Scotland is trying to achieve a lot, very quickly, with limited resources. There is broad recognition of the need to respond to the climate challenge, and to reverse biodiversity loss, while ensuring food security and accommodating sporting and recreational interests. Add to this issues of land reform, new ideas on decentralised governance, and the need especially in rural areas for job creation, housing, and infrastructure, and we very quickly become enmeshed in the complex interactions and dynamics that typify wicked problems. If we as a society are to deliver national ambitions for increasing woodland cover and reaching net-zero carbon by 2045, then we must also address these objectives in the context of other priorities and demands placed on land and resources. This requires engaging different landscape actors, each with different interests, to collectively discuss the future of landscape management in order to reach these objectives.
Tell us about the time frame of the project you are doing with us on the River Ericht Catchment Restoration Initiative and how you are designing a bespoke game for us?

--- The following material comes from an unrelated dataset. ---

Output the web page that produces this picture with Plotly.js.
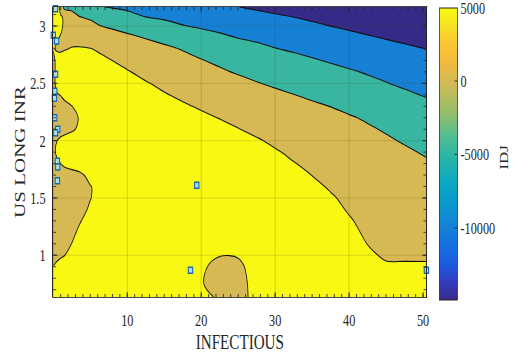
<!DOCTYPE html>
<html>
<head>
<meta charset="utf-8">
<script src="https://cdn.plot.ly/plotly-3.0.1.min.js"></script>
<style>
html,body{margin:0;padding:0;overflow:hidden;background:#fff;}
#chart{width:715px;height:360px;transform:scaleX(0.72028);transform-origin:0 0;}
</style>
</head>
<body>
<div id="chart"></div>
<script>
// grid of INFECTIOUS (x) and US LONG INR (y) and the estimated DJI surface
const infectious = [0,0.5,1,1.5,2.5,3.5,5,6.5,8,10,12.5,15,17.5,20,22.5,25,27.5,30,32.5,35,37.5,40,42.5,45,47.5,50.45];
const usLongInr = [0.636,0.75,0.9,1.0,1.1,1.2,1.3,1.4,1.5,1.6,1.7,1.8,1.9,2.0,2.1,2.2,2.3,2.4,2.5,2.6,2.7,2.8,2.9,3.0,3.08,3.166];
const dji = [
 [6000,6000,6000,6000,6000,6000,6000,6000,6000,6000,6000,6000,6000,5800,4600,4600,5350,6000,6000,6000,6000,6000,6000,5900,5800,5700],
 [5500,5800,6000,6000,6000,6000,6000,6000,6000,6000,6000,6000,6000,5100,4400,4500,5500,6000,6000,6000,6000,6000,5900,5600,5500,5450],
 [5050,5500,5900,6000,6000,6000,6000,6000,6000,6000,6000,6000,6000,5200,4600,4700,5600,6000,6000,6000,6000,5800,5550,5250,5250,5250],
 [4200,4450,4700,4960,5500,5900,6000,6000,6000,6000,6000,6000,6000,5800,5050,5100,5800,6000,6000,6000,6000,6000,5310,4750,4720,4700],
 [3900,4100,4300,4550,5020,5600, 6000,6000,6000,6000,6000, 6000,6000,6000,6000,6000, 6000,6000,6000,6000,6000, 5620,4970,4320,3670,2900],
 [3700,3850,4000,4200,4650,5250,5900, 6000,6000,6000,6000,6000, 6000,6000,6000,6000,6000, 6000,6000,6000,6000, 5390,4740,4090,3440,2670],
 [3500,3600,3750,3900,4300,4850,5600, 6000,6000,6000,6000,6000, 6000,6000,6000,6000,6000, 6000,6000,6000, 5800,5160,4510,3860,3200,2440],
 [3300,3400,3500,3650,4000,4500,5200,5800, 6000,6000,6000,6000,6000, 6000,6000,6000,6000,6000, 6000,6000, 5500,4840,4200,3550,2900,2140],
 [3100,3200,3300,3450,3750,4150,4950,5500, 6000,6000,6000,6000,6000, 6000,6000,6000,6000,6000, 6000, 5860,5210,4560,3910,3260,2610,1840],
 [3200,3300,3400,3500,3800,4200,4930,5500, 6000,6000,6000,6000,6000, 6000,6000,6000,6000,6000, 6000, 5440,4790,4140,3490,2840,2190,1420],
 [3500,3600,3700,3800,4100,4600,5500, 6000,6000,6000,6000,6000, 6000,6000,6000,6000,6000, 6000, 5620,4970,4320,3670,3020,2370,1720,950],
 [4300,4600,5020,5500, 6000,6000,6000,6000,6000, 6000,6000,6000,6000,6000, 6000,6000,6000, 5760,5100,4450,3790,3130,2470,1820,1160,390],
 [4500,5400,5800, 6000,6000,6000,6000,6000, 6000,6000,6000,6000,6000, 6000,6000,6000, 5900,5220,4540,3860,3180,2500,1820,1140,460,-340],
 [4500,4980,5500,5800, 6000,6000,6000,6000,6000, 6000,6000,6000,6000,6000, 6000, 5940,5250,4560,3870,3180,2490,1800,1100,410,-280,-1090],
 [3600,3800,4000,4200,4700,5300,5900, 6000,6000,6000,6000,6000, 6000,6000, 5750,5080,4410,3740,3070,2390,1720,1050,380,-300,-970,-1760],
 [3300,3500,3700,3900,4400,5100,5800, 6000,6000,6000,6000,6000, 6000, 5550,4900,4240,3590,2930,2280,1620,970,310,-390,-1140,-1890,-2780],
 [3800,4000,4200,4450,4970,5500, 6000,6000,6000,6000,6000, 6000, 5350,4680,4000,3320,2650,1970,1300,620,-60,-830,-1600,-2360,-3130,-4030],
 [4300,4850,5080,5500, 6000,6000,6000,6000,6000, 6000, 5940,5200,4470,3740,3000,2260,1530,790,60,-690,-1430,-2180,-2920,-3660,-4400,-5300],
 [4400,5600, 6000,6000,6000,6000,6000, 6000,6000,6000, 5200,4360,3520,2680,1850,1010,170,-570,-1290,-2010,-2730,-3450,-4170,-4890,-5600,-6400],
 [4400,5600, 6000,6000,6000,6000,6000, 6000, 5940,5190,4250,3310,2370,1430,490,-340,-1060,-1770,-2490,-3200,-3910,-4630,-5300,-5850,-6400,-7000],
 [4600,5500,5800,6000,6000,6000,6000,5600,4980,4190,3180,2180,1170,160,-670,-1460,-2260,-3060,-3860,-4650,-5350,-5970,-6600,-7220,-7850,-8600],
 [5100,4850,4700,4850,5150,5300,5130,4480,3840,2970,1900,820,-220,-1150,-2070,-3000,-3930,-4850,-5520,-6150,-6770,-7390,-8000,-8650,-9270,-10020],
 [5350,5130,4900,4680,4230,3780,3100,2430,1760,860,-240,-1230,-2220,-3210,-4210,-5130,-5770,-6410,-7050,-7690,-8330,-8970,-9620,-10260,-10900,-11650],
 [6200,5740,5260,4780,3820,2870,1430,-20,-660,-1540,-2630,-3730,-4820,-5540,-6170,-6810,-7450,-8090,-8720,-9360,-10020,-10640,-11300,-11900,-12600,-13300],
 [7400,6450,5440,4430,2410,120,-740,-1590,-2440,-3580,-5020,-5630,-6260,-6890,-7530,-8160,-8790,-9420,-10050,-10680,-11300,-11900,-12500,-13100,-13600,-14200],
 [8000,7700,3200,-1400,-1600,-2300,-3500,-4850,-5330,-5870,-6550,-7230,-7900,-8600,-9270,-9950,-10600,-11300,-12000,-12700,-13300,-14000,-14400,-14700,-14900,-15000]
];
// sample points
const pointsInfectious = [0.3,0.0,0.45,0.3,0.2,0.15,0.2,0.6,0.3,0.55,0.6,0.55,19.4,18.55,20.55,50.45];
const pointsInr = [3.15,2.92,2.87,2.58,2.43,2.37,2.20,2.10,2.07,1.82,1.77,1.65,1.61,0.87,0.63,0.87];
// contour levels & colour bar
const levelStart = -10000, levelEnd = 5000, levelStep = 5000;
const cbMin = -14900, cbMax = 5010;
const cbTicks = [-10000,-5000,0,5000];
const cbTickText = ['-10000','-5000','0','5000'];
const cbTitle = 'IDJ';
const xTicks = [10,20,30,40,50];
const yTicks = [1,1.5,2,2.5,3];

const navy='rgb(53,42,135)', blue='rgb(22,128,212)', teal='rgb(56,182,160)', tan='rgb(215,185,84)', yellow='rgb(248,248,18)';
const bandScale = [[0,navy],[0.25,blue],[0.5,teal],[0.75,tan],[1,yellow]];
const parula = [
 [0,'rgb(53,42,135)'],[0.06,'rgb(50,60,190)'],[0.12,'rgb(30,90,225)'],[0.19,'rgb(20,113,225)'],
 [0.25,'rgb(20,130,214)'],[0.32,'rgb(10,150,205)'],[0.40,'rgb(10,168,195)'],[0.50,'rgb(45,183,165)'],
 [0.57,'rgb(90,190,140)'],[0.63,'rgb(140,190,110)'],[0.69,'rgb(180,188,95)'],[0.75,'rgb(214,186,85)'],
 [0.82,'rgb(245,186,60)'],[0.88,'rgb(252,198,50)'],[0.94,'rgb(245,225,35)'],[1,'rgb(249,251,14)']
];
const ink = '#262626';
const serif = 'Liberation Serif, Times New Roman, serif';

const traces = [
 {type:'heatmap', x:infectious, y:usLongInr, z:dji, zmin:cbMin, zmax:cbMax, colorscale:parula,
  opacity:0, hoverinfo:'skip', showscale:true,
  colorbar:{x:1.0338, xanchor:'left', xpad:0, y:0.998, yanchor:'top', ypad:0,
    lenmode:'pixels', len:292, thicknessmode:'pixels', thickness:25,
    outlinewidth:1, outlinecolor:ink, ticks:'inside', ticklen:4, tickcolor:ink,
    tickmode:'array', tickvals:cbTicks, ticktext:cbTickText, ticklabeloverflow:'allow',
    tickfont:{family:serif, size:17, color:ink}}},
 {type:'contour', x:infectious, y:usLongInr, z:dji, autocontour:false,
  contours:{start:levelStart, end:levelEnd, size:levelStep, coloring:'fill', showlines:true},
  colorscale:bandScale, showscale:false, line:{color:'#111', width:1.1, smoothing:1}, hoverinfo:'skip'},
 {type:'scatter', mode:'markers', x:pointsInfectious, y:pointsInr, cliponaxis:false,
  marker:{symbol:'square', size:6, color:'rgb(172,222,222)', line:{color:'rgb(22,105,185)', width:1.5}}}
];

const shapes = [];
xTicks.slice(0,4).forEach(v=>shapes.push({type:'line', xref:'x', yref:'paper', x0:v, x1:v, y0:0, y1:1, layer:'above', line:{color:'rgba(70,70,20,0.2)', width:1.4}}));
yTicks.forEach(v=>shapes.push({type:'line', xref:'paper', yref:'y', x0:0, x1:1, y0:v, y1:v, layer:'above', line:{color:'rgba(70,70,20,0.2)', width:1}}));

const layout = {
 width:715, height:360, showlegend:false,
 margin:{l:74, r:123, t:7, b:63},
 paper_bgcolor:'#fff', plot_bgcolor:'#fff',
 font:{family:serif, size:17, color:ink},
 shapes:shapes,
 annotations:[{text:cbTitle, xref:'paper', yref:'paper', x:1.2097, y:0.483, xanchor:'center', yanchor:'middle',
   textangle:-90, showarrow:false, font:{family:serif, size:17, color:ink}}],
 xaxis:{range:[0,50.45], tickmode:'array', tickvals:xTicks, ticks:'inside', ticklen:5, tickcolor:ink,
   showline:true, linecolor:ink, linewidth:1, mirror:'ticks', showgrid:false, zeroline:false,
   ticklabelstandoff:8,
   minor:{tickmode:'linear', tick0:0, dtick:1, ticks:'inside', ticklen:3, tickcolor:ink, showgrid:false},
   tickfont:{family:serif, size:17, color:ink},
   title:{text:'INFECTIOUS', font:{family:serif, size:21, color:ink}, standoff:4}},
 yaxis:{range:[0.636,3.166], tickmode:'array', tickvals:yTicks, ticks:'inside', ticklen:6, tickcolor:ink,
   showline:true, linecolor:ink, linewidth:1.4, mirror:'ticks', showgrid:false, zeroline:false,
   ticklabelstandoff:6,
   minor:{tickmode:'linear', tick0:0, dtick:0.1, ticks:'inside', ticklen:4, tickcolor:ink, showgrid:false},
   tickfont:{family:serif, size:17, color:ink},
   title:{text:'US LONG INR', font:{family:serif, size:21, color:ink}, standoff:0}}
};

Plotly.newPlot('chart', traces, layout, {displayModeBar:false, staticPlot:true});
</script>
</body>
</html>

Our project started in July 2023, and will run until June 2025, with the possibility of continuing if we are invited to do so by our partners, and subject of course to available funds. At the current stage, we are listening to farmers, anglers, land managers, estate owners, community leaders, and others in the Ericht catchment to understand how each person identifies their role in the landscape, and how they perceive the role of others. We also wish to understand the range of resources that are used or valued by different people. Using this information, supported by science-based evidence that will inform processes of change in the environment, we will construct a representation of the landscape including its resources and dynamics. This information is crucial for us to design our prototype game. This we hope to test in mid-2024 with anyone who is interested to join our game sessions. Testing the game is an essential part of the process of validating our understanding of the landscape, and will help us refine and improve the game design based on the feedback we receive.
What do you expect to happen when the different stakeholders and communities of interest in our catchment come together (hopefully!) to play the game?
First, we expect them to have fun! Games are very engaging, and encourage participants to explore and test different options in a very collaborative way. Second, we hope to provide a safe space for everyone to feel free to exchange their opinions and perspectives on what can often be contentious issues. Our games are designed to let players understand how things are connected across the landscape, and can reveal how players’ actions can impact the livelihoods of other players, or the abundance of certain resources or aspects of environmental condition. This is, of course, all in the game setting, which allows us to discuss and explore solutions to such conflicts and trade-offs in a constructive way. It is only by understanding not only our individual needs, but also those of others, that we can engage in open and constructive dialogues.